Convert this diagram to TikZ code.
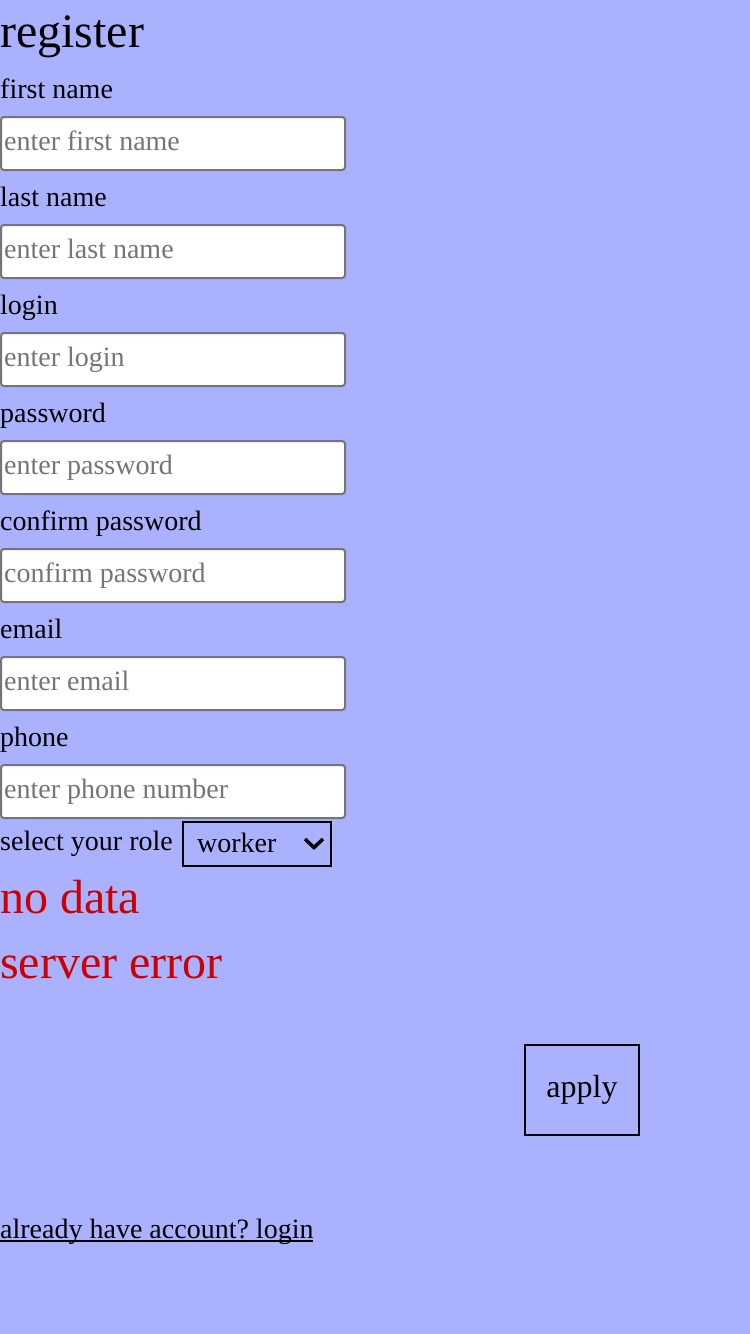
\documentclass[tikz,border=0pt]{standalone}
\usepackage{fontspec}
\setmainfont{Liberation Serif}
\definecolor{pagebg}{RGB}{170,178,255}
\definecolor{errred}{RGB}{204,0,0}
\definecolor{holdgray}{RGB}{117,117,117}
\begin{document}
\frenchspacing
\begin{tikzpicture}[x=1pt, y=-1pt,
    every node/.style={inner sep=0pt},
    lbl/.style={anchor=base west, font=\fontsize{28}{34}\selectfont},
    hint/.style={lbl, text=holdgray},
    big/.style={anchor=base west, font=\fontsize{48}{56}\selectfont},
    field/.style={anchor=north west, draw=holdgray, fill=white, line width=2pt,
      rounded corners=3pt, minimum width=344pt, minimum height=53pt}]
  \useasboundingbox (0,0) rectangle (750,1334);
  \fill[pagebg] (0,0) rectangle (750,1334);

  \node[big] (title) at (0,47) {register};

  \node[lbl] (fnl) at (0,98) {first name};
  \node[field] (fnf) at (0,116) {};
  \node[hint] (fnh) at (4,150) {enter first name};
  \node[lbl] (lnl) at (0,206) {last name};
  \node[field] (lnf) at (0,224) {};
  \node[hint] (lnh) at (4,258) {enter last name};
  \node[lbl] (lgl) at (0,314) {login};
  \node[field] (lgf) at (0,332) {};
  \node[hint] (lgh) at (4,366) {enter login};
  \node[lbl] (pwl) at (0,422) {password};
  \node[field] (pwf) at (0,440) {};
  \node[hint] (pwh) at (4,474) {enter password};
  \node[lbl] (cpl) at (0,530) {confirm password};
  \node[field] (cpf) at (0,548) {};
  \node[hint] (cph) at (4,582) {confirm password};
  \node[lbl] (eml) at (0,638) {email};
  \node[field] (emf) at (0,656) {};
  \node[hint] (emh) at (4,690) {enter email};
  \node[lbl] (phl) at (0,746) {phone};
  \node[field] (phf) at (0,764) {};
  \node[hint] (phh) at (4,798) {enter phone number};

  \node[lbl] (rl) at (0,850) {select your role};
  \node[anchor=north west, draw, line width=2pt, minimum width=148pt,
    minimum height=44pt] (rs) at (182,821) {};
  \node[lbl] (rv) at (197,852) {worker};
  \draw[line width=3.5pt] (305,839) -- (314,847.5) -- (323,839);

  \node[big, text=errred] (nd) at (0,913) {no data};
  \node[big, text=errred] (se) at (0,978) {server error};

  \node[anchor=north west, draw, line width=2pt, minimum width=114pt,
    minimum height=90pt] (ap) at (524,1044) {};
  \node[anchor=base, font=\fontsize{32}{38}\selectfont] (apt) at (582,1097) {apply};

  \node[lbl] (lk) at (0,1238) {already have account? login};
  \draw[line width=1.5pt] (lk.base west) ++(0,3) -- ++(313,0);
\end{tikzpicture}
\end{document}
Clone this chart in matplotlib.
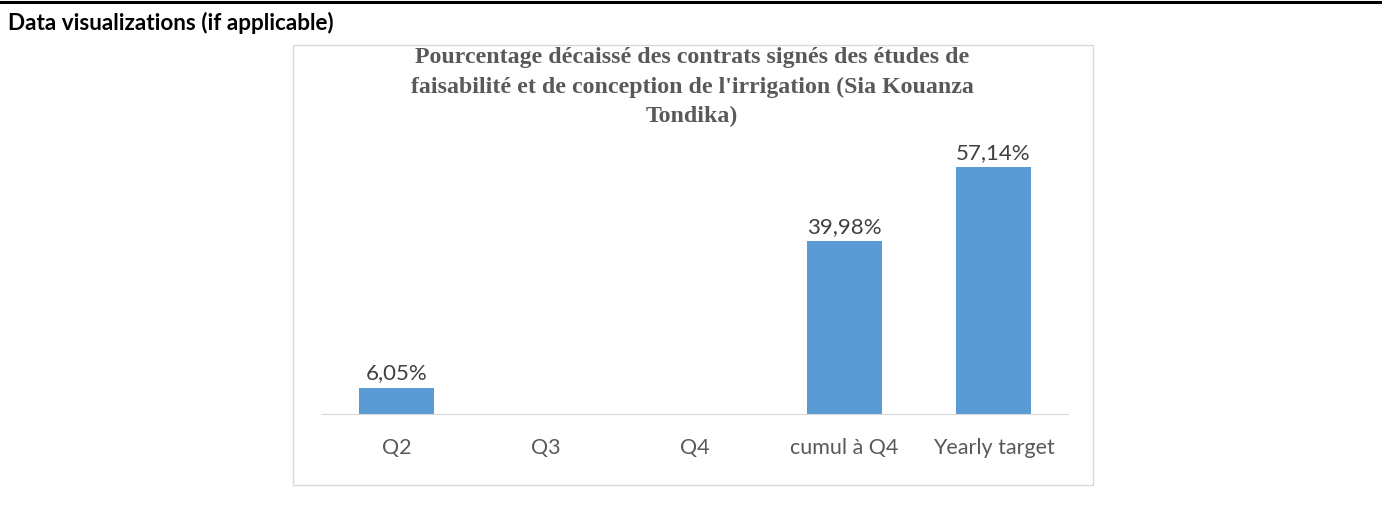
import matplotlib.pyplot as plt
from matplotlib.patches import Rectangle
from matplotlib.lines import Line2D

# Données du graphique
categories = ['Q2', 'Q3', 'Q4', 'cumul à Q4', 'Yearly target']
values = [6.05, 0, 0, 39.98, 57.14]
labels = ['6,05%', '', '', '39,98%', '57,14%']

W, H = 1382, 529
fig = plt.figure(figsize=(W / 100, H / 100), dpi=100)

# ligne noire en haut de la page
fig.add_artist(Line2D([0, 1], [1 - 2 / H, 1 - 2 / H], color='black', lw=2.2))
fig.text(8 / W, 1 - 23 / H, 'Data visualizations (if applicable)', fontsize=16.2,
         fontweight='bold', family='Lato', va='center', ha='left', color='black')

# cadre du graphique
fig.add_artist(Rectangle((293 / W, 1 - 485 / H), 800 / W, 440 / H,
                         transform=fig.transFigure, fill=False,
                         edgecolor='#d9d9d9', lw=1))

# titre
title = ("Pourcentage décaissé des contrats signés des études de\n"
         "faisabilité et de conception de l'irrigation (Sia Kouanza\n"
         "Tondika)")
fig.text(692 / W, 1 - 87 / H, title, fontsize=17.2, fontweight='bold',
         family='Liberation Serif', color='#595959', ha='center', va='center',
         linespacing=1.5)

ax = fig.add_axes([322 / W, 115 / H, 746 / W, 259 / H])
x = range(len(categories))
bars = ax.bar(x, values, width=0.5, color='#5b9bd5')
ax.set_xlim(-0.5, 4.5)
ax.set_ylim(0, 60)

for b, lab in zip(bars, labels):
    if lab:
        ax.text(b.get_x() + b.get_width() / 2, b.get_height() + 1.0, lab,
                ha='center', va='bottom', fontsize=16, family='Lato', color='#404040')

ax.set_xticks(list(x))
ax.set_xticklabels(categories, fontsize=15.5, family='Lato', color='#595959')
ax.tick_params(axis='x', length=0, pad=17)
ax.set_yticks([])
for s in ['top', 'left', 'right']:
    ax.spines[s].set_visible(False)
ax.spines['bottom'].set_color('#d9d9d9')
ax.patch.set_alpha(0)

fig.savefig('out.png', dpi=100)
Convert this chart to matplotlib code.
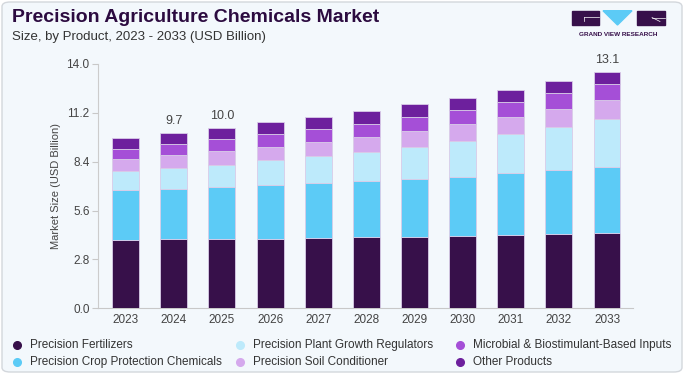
---+---
**The problem:**
Print out the material word for word, omitting the pictures.

**Solution for this problem:**
Convert this diagram to TikZ code.
\documentclass[tikz,border=0pt]{standalone}
\usepackage{fontspec}
\setmainfont{Liberation Serif}
\definecolor{pagebg}{RGB}{170,178,255}
\definecolor{errred}{RGB}{204,0,0}
\definecolor{holdgray}{RGB}{117,117,117}
\begin{document}
\frenchspacing
\begin{tikzpicture}[x=1pt, y=-1pt,
    every node/.style={inner sep=0pt},
    lbl/.style={anchor=base west, font=\fontsize{28}{34}\selectfont},
    hint/.style={lbl, text=holdgray},
    big/.style={anchor=base west, font=\fontsize{48}{56}\selectfont},
    field/.style={anchor=north west, draw=holdgray, fill=white, line width=2pt,
      rounded corners=3pt, minimum width=344pt, minimum height=53pt}]
  \useasboundingbox (0,0) rectangle (750,1334);
  \fill[pagebg] (0,0) rectangle (750,1334);

  \node[big] (title) at (0,47) {register};

  \node[lbl] (fnl) at (0,98) {first name};
  \node[field] (fnf) at (0,116) {};
  \node[hint] (fnh) at (4,150) {enter first name};
  \node[lbl] (lnl) at (0,206) {last name};
  \node[field] (lnf) at (0,224) {};
  \node[hint] (lnh) at (4,258) {enter last name};
  \node[lbl] (lgl) at (0,314) {login};
  \node[field] (lgf) at (0,332) {};
  \node[hint] (lgh) at (4,366) {enter login};
  \node[lbl] (pwl) at (0,422) {password};
  \node[field] (pwf) at (0,440) {};
  \node[hint] (pwh) at (4,474) {enter password};
  \node[lbl] (cpl) at (0,530) {confirm password};
  \node[field] (cpf) at (0,548) {};
  \node[hint] (cph) at (4,582) {confirm password};
  \node[lbl] (eml) at (0,638) {email};
  \node[field] (emf) at (0,656) {};
  \node[hint] (emh) at (4,690) {enter email};
  \node[lbl] (phl) at (0,746) {phone};
  \node[field] (phf) at (0,764) {};
  \node[hint] (phh) at (4,798) {enter phone number};

  \node[lbl] (rl) at (0,850) {select your role};
  \node[anchor=north west, draw, line width=2pt, minimum width=148pt,
    minimum height=44pt] (rs) at (182,821) {};
  \node[lbl] (rv) at (197,852) {worker};
  \draw[line width=3.5pt] (305,839) -- (314,847.5) -- (323,839);

  \node[big, text=errred] (nd) at (0,913) {no data};
  \node[big, text=errred] (se) at (0,978) {server error};

  \node[anchor=north west, draw, line width=2pt, minimum width=114pt,
    minimum height=90pt] (ap) at (524,1044) {};
  \node[anchor=base, font=\fontsize{32}{38}\selectfont] (apt) at (582,1097) {apply};

  \node[lbl] (lk) at (0,1238) {already have account? login};
  \draw[line width=1.5pt] (lk.base west) ++(0,3) -- ++(313,0);
\end{tikzpicture}
\end{document}
Clone this chart in matplotlib.
import matplotlib.pyplot as plt
from matplotlib.patches import Rectangle
from matplotlib.lines import Line2D

# Données du graphique
categories = ['Q2', 'Q3', 'Q4', 'cumul à Q4', 'Yearly target']
values = [6.05, 0, 0, 39.98, 57.14]
labels = ['6,05%', '', '', '39,98%', '57,14%']

W, H = 1382, 529
fig = plt.figure(figsize=(W / 100, H / 100), dpi=100)

# ligne noire en haut de la page
fig.add_artist(Line2D([0, 1], [1 - 2 / H, 1 - 2 / H], color='black', lw=2.2))
fig.text(8 / W, 1 - 23 / H, 'Data visualizations (if applicable)', fontsize=16.2,
         fontweight='bold', family='Lato', va='center', ha='left', color='black')

# cadre du graphique
fig.add_artist(Rectangle((293 / W, 1 - 485 / H), 800 / W, 440 / H,
                         transform=fig.transFigure, fill=False,
                         edgecolor='#d9d9d9', lw=1))

# titre
title = ("Pourcentage décaissé des contrats signés des études de\n"
         "faisabilité et de conception de l'irrigation (Sia Kouanza\n"
         "Tondika)")
fig.text(692 / W, 1 - 87 / H, title, fontsize=17.2, fontweight='bold',
         family='Liberation Serif', color='#595959', ha='center', va='center',
         linespacing=1.5)

ax = fig.add_axes([322 / W, 115 / H, 746 / W, 259 / H])
x = range(len(categories))
bars = ax.bar(x, values, width=0.5, color='#5b9bd5')
ax.set_xlim(-0.5, 4.5)
ax.set_ylim(0, 60)

for b, lab in zip(bars, labels):
    if lab:
        ax.text(b.get_x() + b.get_width() / 2, b.get_height() + 1.0, lab,
                ha='center', va='bottom', fontsize=16, family='Lato', color='#404040')

ax.set_xticks(list(x))
ax.set_xticklabels(categories, fontsize=15.5, family='Lato', color='#595959')
ax.tick_params(axis='x', length=0, pad=17)
ax.set_yticks([])
for s in ['top', 'left', 'right']:
    ax.spines[s].set_visible(False)
ax.spines['bottom'].set_color('#d9d9d9')
ax.patch.set_alpha(0)

fig.savefig('out.png', dpi=100)
Convert this chart to matplotlib code.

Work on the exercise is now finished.